PAR HILAIRE DE CRÉMIERS
À LIRE. L'histoire de l'Occupation et de la Libération vécue chez les gens de lettres.
Le travail considérable est des plus minutieux. Si vous voulez tout savoir de ce qui s'est passé chez les gens de lettres - et il faut le dire malheureusement entre gens de lettres -, chez les auteurs et compositeurs dramatiques ou de musique, compulsez ce Dictionnaire de l'épuration des gens de lettres 1939-1949 de Jacques Boncompain qui est le spécialiste reconnu de tout ce qui concerne les auteurs et leurs droits. Le sous-titre évoque toute une ambiance : « Mort aux confrères ». Il serait toutefois injuste et même faux de s'arrêter sur les seuls règlements de compte. On connaît la jalousie et la rancune redoutables qui peuvent animer les membres de ces corporations. Les mots d'esprit, d'ailleurs, fourmillent sur le sujet : le livre en est rempli. Mais le travail de Jacques Boncompain est beaucoup plus ample. D'abord il met en perspective, ce qui permet de voir dès avant guerre des fractures qui ressurgirent à la Libération où l'idéologie recouvrit d'oripeaux des choix beaucoup plus personnels ; puis il explique en détail - et c'est du plus haut intérêt historique les rapports réels des gens de lettres - et de leurs organisations représentatives - d'une part avec le gouvernement de Vichy, d'autre part avec la puissance occupante, ce qui n'est pas la même chose ; et enfin tout cela resitué dans le climat de l'époque.

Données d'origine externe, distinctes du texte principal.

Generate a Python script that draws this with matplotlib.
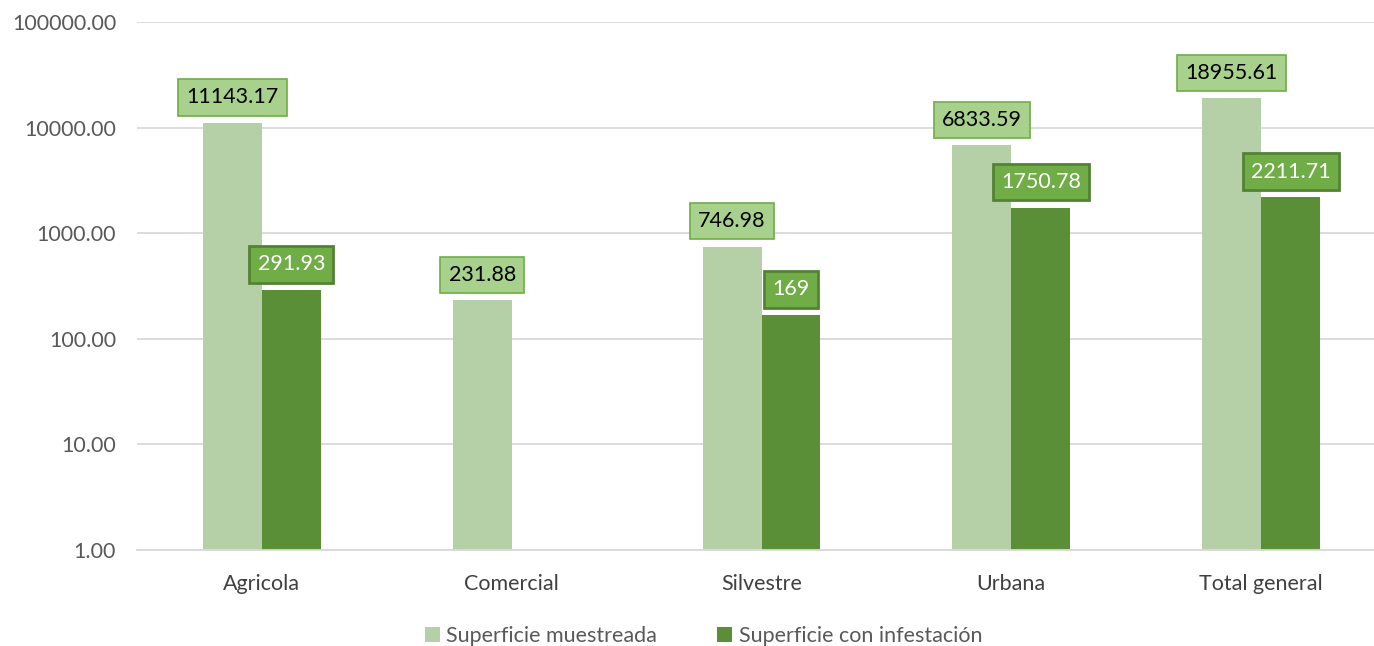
import numpy as np
import matplotlib.pyplot as plt
from matplotlib.ticker import FixedLocator, NullLocator

# Datos
categorias = ['Agricola', 'Comercial', 'Silvestre', 'Urbana', 'Total general']
muestreada = [11143.17, 231.88, 746.98, 6833.59, 18955.61]
infestacion = [291.93, np.nan, 169, 1750.78, 2211.71]
etiquetas_muestreada = ['11143.17', '231.88', '746.98', '6833.59', '18955.61']
etiquetas_infestacion = ['291.93', '', '169', '1750.78', '2211.71']
yticks = [1, 10, 100, 1000, 10000, 100000]

plt.rcParams['font.family'] = ['Lato', 'DejaVu Sans']

fig = plt.figure(figsize=(13.74, 6.46), dpi=100)
ax = fig.add_axes([137 / 1374, 1 - 550 / 646, 1249 / 1374, 528 / 646])

x = np.arange(len(categorias))
w = 0.236
claro = '#B5CFA6'
oscuro = '#5A8E37'

ax.bar(x - w / 2, muestreada, width=w, color=claro, label='Superficie muestreada', zorder=2)
ax.bar(x + w / 2, infestacion, width=w, color=oscuro, label='Superficie con infestación', zorder=2)

ax.set_yscale('log')
ax.set_ylim(1, 100000)
ax.set_xlim(-0.5, len(categorias) - 0.5)
ax.yaxis.set_major_locator(FixedLocator(yticks))
ax.yaxis.set_minor_locator(NullLocator())
ax.set_yticklabels([f'{t:.2f}' for t in yticks])
ax.set_xticks(x)
ax.set_xticklabels(categorias)
ax.tick_params(axis='y', length=0, pad=15, labelsize=15.5, labelcolor='#595959')
ax.tick_params(axis='x', length=0, pad=17, labelsize=15.5, labelcolor='#404040')
ax.grid(axis='y', color='#D9D9D9', linewidth=1.3, zorder=0)
for s in ['top', 'right', 'left']:
    ax.spines[s].set_visible(False)
ax.spines['bottom'].set_color('#D9D9D9')
ax.spines['bottom'].set_linewidth(1.3)

# Etiquetas de datos
for i in range(len(categorias)):
    ax.annotate(etiquetas_muestreada[i], (x[i] - w / 2, muestreada[i]),
                xytext=(0, 11), textcoords='offset points', ha='center', va='bottom',
                fontsize=15.5, color='black', zorder=5,
                bbox=dict(boxstyle='square,pad=0.38', fc='#A9D18E', ec='#70AD47', lw=1.2))
    if not np.isnan(infestacion[i]):
        ax.annotate(etiquetas_infestacion[i], (x[i] + w / 2, infestacion[i]),
                    xytext=(0, 11), textcoords='offset points', ha='center', va='bottom',
                    fontsize=15.5, color='white', zorder=5,
                    bbox=dict(boxstyle='square,pad=0.38', fc='#70AD47', ec='#548235', lw=2))

fig.legend(loc='lower center', bbox_to_anchor=(0.512, -0.03), ncol=2, frameon=False,
           fontsize=15.5, handlelength=0.7, handleheight=0.7, handletextpad=0.3,
           columnspacing=2.8, labelcolor='#595959')

fig.savefig('out.png', dpi=100)
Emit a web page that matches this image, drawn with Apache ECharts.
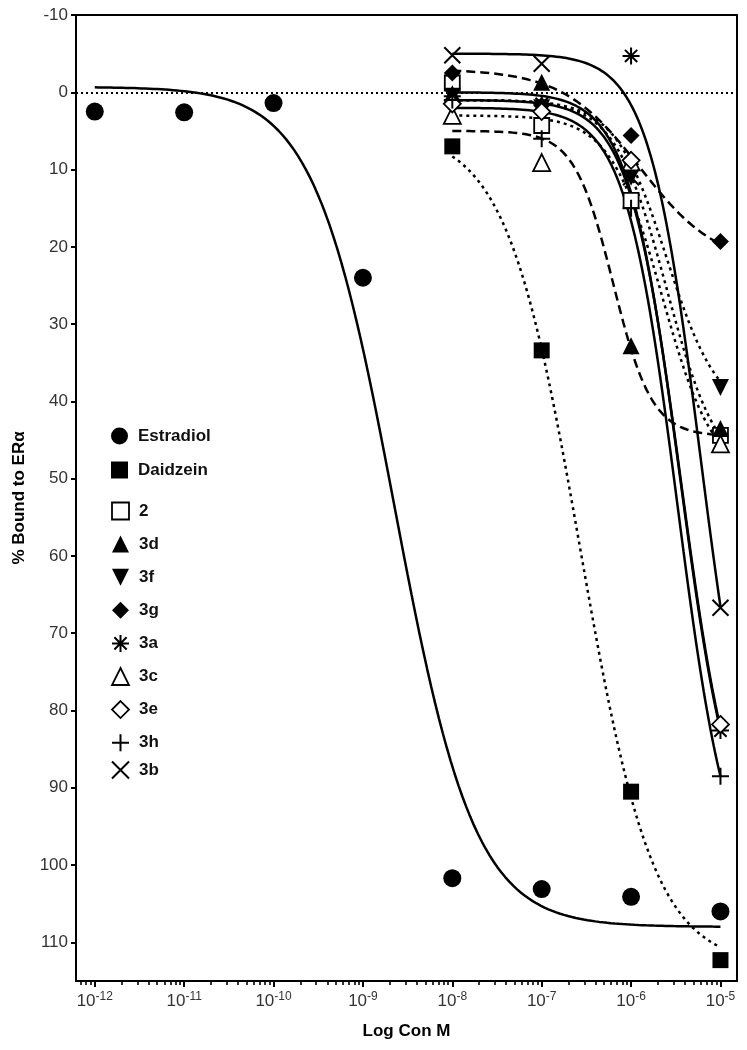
<!DOCTYPE html>
<html>
<head>
<meta charset="utf-8">
<script src="https://cdn.jsdelivr.net/npm/echarts@6/dist/echarts.min.js"></script>
<style>
  html, body { margin: 0; padding: 0; background: #fff; }
  #chart { width: 747px; height: 1050px; }
</style>
</head>
<body>
<div id="chart"></div>
<script>
// ---- Data (log10 molar concentration vs % bound to ERα) ----
const estradiolConc = [-12, -11, -10, -9, -8, -7, -6, -5];
const compoundConc = [-8, -7, -6, -5];
const xTickExponents = [-12, -11, -10, -9, -8, -7, -6, -5];
const yTickLabels = [-10, 0, 10, 20, 30, 40, 50, 60, 70, 80, 90, 100, 110];

const estradiol = [2.5, 2.6, 1.4, 24.0, 101.7, 103.1, 104.1, 106.0];
const daidzein = [7.0, 33.4, 90.5, 112.3];
const c2  = [-1.2, 4.3, 14.0, 44.4];
const c3d = [0.2, -1.3, 32.8, 43.5];
const c3f = [0.5, 2.0, 11.0, 38.2];
const c3g = [-2.5, 1.7, 5.6, 19.3];
const c3a = [0.5, 1.5, -4.7, 82.6];
const c3c = [3.0, 9.1, 9.0, 45.5];
const c3e = [1.5, 2.5, 8.8, 81.8];
const c3h = [1.0, 6.0, 15.0, 88.5];
const c3b = [-4.8, -3.7, 11.0, 66.7];

// Fitted sigmoid parameters: [top, bottom, logIC50, hill slope]
const fitEstradiol = [-0.7, 108.0, -8.646, 0.97];
const fitDaidzein  = [5.0, 113.0, -6.57, 1.05];
const fit2   = [1.0, 50.0, -5.6, 1.5];
const fit3d  = [5.0, 44.5, -6.2, 2.0];
const fit3f  = [1.0, 42.0, -5.6, 1.5];
const fit3g  = [-3.0, 22.5, -5.9, 1.0];
const fit3a  = [0.0, 100.0, -5.45, 1.5];
const fit3c  = [3.0, 50.0, -5.65, 1.5];
const fit3e  = [1.0, 100.0, -5.44, 1.5];
const fit3h  = [2.0, 105.0, -5.48, 1.5];
const fit3b  = [-5.0, 100.0, -5.22, 1.5];

// ---- helpers ----
function hill(p, x) {
  const top = p[0], bottom = p[1], ic = p[2], h = p[3];
  return top + (bottom - top) / (1 + Math.pow(10, (ic - x) * h));
}
function curve(p, x0, x1) {
  const pts = [];
  const n = 160;
  for (let i = 0; i <= n; i++) {
    const x = x0 + (x1 - x0) * i / n;
    pts.push([x, hill(p, x)]);
  }
  return pts;
}
function pairs(xs, ys) { return xs.map((x, i) => [x, ys[i]]); }

const minorTicks = [];
for (let d = -13; d <= -6; d++) {
  for (let k = 2; k <= 9; k++) {
    const v = d + Math.log10(k);
    if (v > -12.21 && v < -4.815) minorTicks.push(v);
  }
}

const FONT = 'Liberation Sans, Arial, sans-serif';
const P_ASTER = 'path://M0,-1L0,1M-1,0L1,0M-0.72,-0.72L0.72,0.72M-0.72,0.72L0.72,-0.72';
const P_PLUS = 'path://M0,-1L0,1M-1,0L1,0';
const P_X = 'path://M-1,-1L1,1M-1,1L1,-1';
const P_DOWN = 'path://M-1,-1L1,-1L0,1Z';

const filled = { color: '#000', borderColor: '#000', borderWidth: 0, opacity: 1 };
const open = { color: '#fff', borderColor: '#000', borderWidth: 1.8, opacity: 1 };
const stroke = { color: '#000', borderColor: '#000', borderWidth: 2, opacity: 1 };

const SOLID = 'solid', DASH = [9, 5], DOT = [3, 4];

const compounds = [
  { name: 'Estradiol', xs: estradiolConc, ys: estradiol, fit: fitEstradiol, range: [-12, -5], symbol: 'circle', size: 18, style: filled, line: SOLID },
  { name: 'Daidzein', xs: compoundConc, ys: daidzein, fit: fitDaidzein, range: [-8, -5], symbol: 'rect', size: 16, style: filled, line: DOT },
  { name: '2',   xs: compoundConc, ys: c2,  fit: fit2,  range: [-8, -5], symbol: 'rect', size: 15, style: open, line: DOT },
  { name: '3d',  xs: compoundConc, ys: c3d, fit: fit3d, range: [-8, -5], symbol: 'triangle', size: 17, style: filled, line: DASH },
  { name: '3f',  xs: compoundConc, ys: c3f, fit: fit3f, range: [-8, -5], symbol: P_DOWN, size: 17, style: filled, line: DOT },
  { name: '3g',  xs: compoundConc, ys: c3g, fit: fit3g, range: [-8, -5], symbol: 'diamond', size: 17, style: filled, line: DASH },
  { name: '3a',  xs: compoundConc, ys: c3a, fit: fit3a, range: [-8, -5], symbol: P_ASTER, size: 17, style: stroke, line: SOLID },
  { name: '3c',  xs: compoundConc, ys: c3c, fit: fit3c, range: [-8, -5], symbol: 'triangle', size: 17, style: open, line: DOT },
  { name: '3e',  xs: compoundConc, ys: c3e, fit: fit3e, range: [-8, -5], symbol: 'diamond', size: 17, style: open, line: SOLID },
  { name: '3h',  xs: compoundConc, ys: c3h, fit: fit3h, range: [-8, -5], symbol: P_PLUS, size: 17, style: stroke, line: SOLID },
  { name: '3b',  xs: compoundConc, ys: c3b, fit: fit3b, range: [-8, -5], symbol: P_X, size: 16, style: stroke, line: SOLID }
];

const series = [];
compounds.forEach((c, i) => {
  const s = {
    name: c.name + ' fit',
    type: 'line',
    data: curve(c.fit, c.range[0], c.range[1]),
    showSymbol: false,
    symbol: 'none',
    silent: true,
    z: 2,
    lineStyle: { color: '#000', width: 2.5, type: c.line, cap: 'butt', opacity: 1 }
  };
  if (i === 0) {
    s.markLine = {
      silent: true,
      symbol: 'none',
      label: { show: false },
      lineStyle: { color: '#000', width: 2, type: [2, 3], opacity: 1 },
      data: [{ yAxis: 0 }]
    };
  }
  series.push(s);
});
compounds.forEach(c => {
  series.push({
    name: c.name,
    type: 'scatter',
    data: pairs(c.xs, c.ys),
    symbol: c.symbol,
    symbolSize: c.size,
    itemStyle: Object.assign({}, c.style),
    z: 5
  });
});

function legendItem(c) {
  return { name: c.name, icon: c.symbol, itemStyle: Object.assign({}, c.style) };
}
const legendBase = {
  orient: 'vertical',
  left: 106,
  itemWidth: 17,
  itemHeight: 17,
  selectedMode: false,
  textStyle: { fontFamily: FONT, fontWeight: 'bold', fontSize: 17, color: '#111', lineHeight: 20, padding: [0, 0, 0, 5] }
};

const chart = echarts.init(document.getElementById('chart'), null, { renderer: 'canvas' });
chart.setOption({
  animation: false,
  backgroundColor: '#fff',
  grid: { left: 76, right: 10, top: 15, bottom: 69, show: true, borderColor: '#000', borderWidth: 2, containLabel: false },
  legend: [
    Object.assign({}, legendBase, { top: 421, itemGap: 14, data: compounds.slice(0, 2).map(legendItem) }),
    Object.assign({}, legendBase, { top: 496, itemGap: 13.1, data: compounds.slice(2, 10).map(legendItem) }),
    Object.assign({}, legendBase, { top: 755, itemGap: 10, data: compounds.slice(10).map(legendItem) })
  ],
  xAxis: [
    {
      type: 'value', min: -12.21, max: -4.815, position: 'bottom',
      name: 'Log Con M', nameLocation: 'middle', nameGap: 42,
      nameTextStyle: { fontFamily: FONT, fontWeight: 'bold', fontSize: 17, color: '#000' },
      axisLine: { show: true, onZero: false, lineStyle: { color: '#000', width: 2 } },
      axisTick: { show: true, length: 6, lineStyle: { color: '#000', width: 2 }, customValues: xTickExponents },
      splitLine: { show: false },
      axisLabel: {
        margin: 10,
        customValues: xTickExponents,
        formatter: v => '{a|10}{b|' + Math.round(v) + '}',
        rich: {
          a: { fontFamily: FONT, fontSize: 17, color: '#333', lineHeight: 20 },
          b: { fontFamily: FONT, fontSize: 12, color: '#333', lineHeight: 12, verticalAlign: 'top' }
        }
      }
    },
    {
      type: 'value', min: -12.21, max: -4.815, position: 'bottom',
      axisLine: { show: false, onZero: false },
      axisLabel: { show: false },
      splitLine: { show: false },
      axisTick: { show: true, length: 4, lineStyle: { color: '#000', width: 1.6 }, customValues: minorTicks }
    }
  ],
  yAxis: {
    type: 'value', inverse: true, min: -10, max: 115, interval: 10,
    name: '% Bound to ERα', nameLocation: 'middle', nameGap: 48,
    nameTextStyle: { fontFamily: FONT, fontWeight: 'bold', fontSize: 17, color: '#000' },
    axisLine: { show: true, onZero: false, lineStyle: { color: '#000', width: 2 } },
    axisTick: { show: true, length: 5, lineStyle: { color: '#000', width: 2 }, customValues: yTickLabels },
    splitLine: { show: false },
    axisLabel: { customValues: yTickLabels, margin: 8, fontFamily: FONT, fontSize: 17, color: '#333' }
  },
  series: series
});
</script>
</body>
</html>
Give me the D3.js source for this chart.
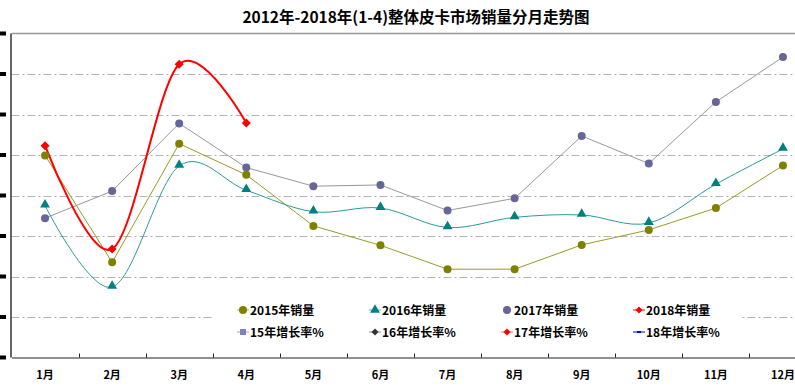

Sur Brasillach, par exemple, tout est dit. L'Épuration fut une période horrible où la justice fut le plus souvent faussée, alors qu'elle était censée mettre fin à cette autre période horrible de l'Occupation.
Le régime avait été incapable de préparer la France à la guerre ; il fut incapable de la pacifier après guerre. De Gaulle aggrava la cassure. Il y eut des turpitudes, des maladresses, des choix absurdes, des dénonciations, des lâchetés, mais, il faut le dire à l'honneur de l'esprit français, il y eut aussi de magnifiques réactions beaucoup plus nombreuses qu'on ne le croit, notamment aux questionnaires de la Libération qui ressemblaient si étrangement à ceux de la Gestapo, de la part tant d'un Jean Poyet que d'un René Benjamin, pour ne citer que ces noms. Enfin l'auteur se plaît - et nous avec lui - à s'attarder sur des personnalités attachantes par leur droiture et leur courage, tel un Jean-Jacques Bernard, ce juif converti au catholicisme qui se sentait si français qu'au milieu de tant de violences successives il ne cessait d'appeler à l'amour du nom français. La préface d'Henri-Christian Giraud et la conclusion aussi puissante que ramassée de l'auteur ajoutent à la compréhension des évènements et des hommes.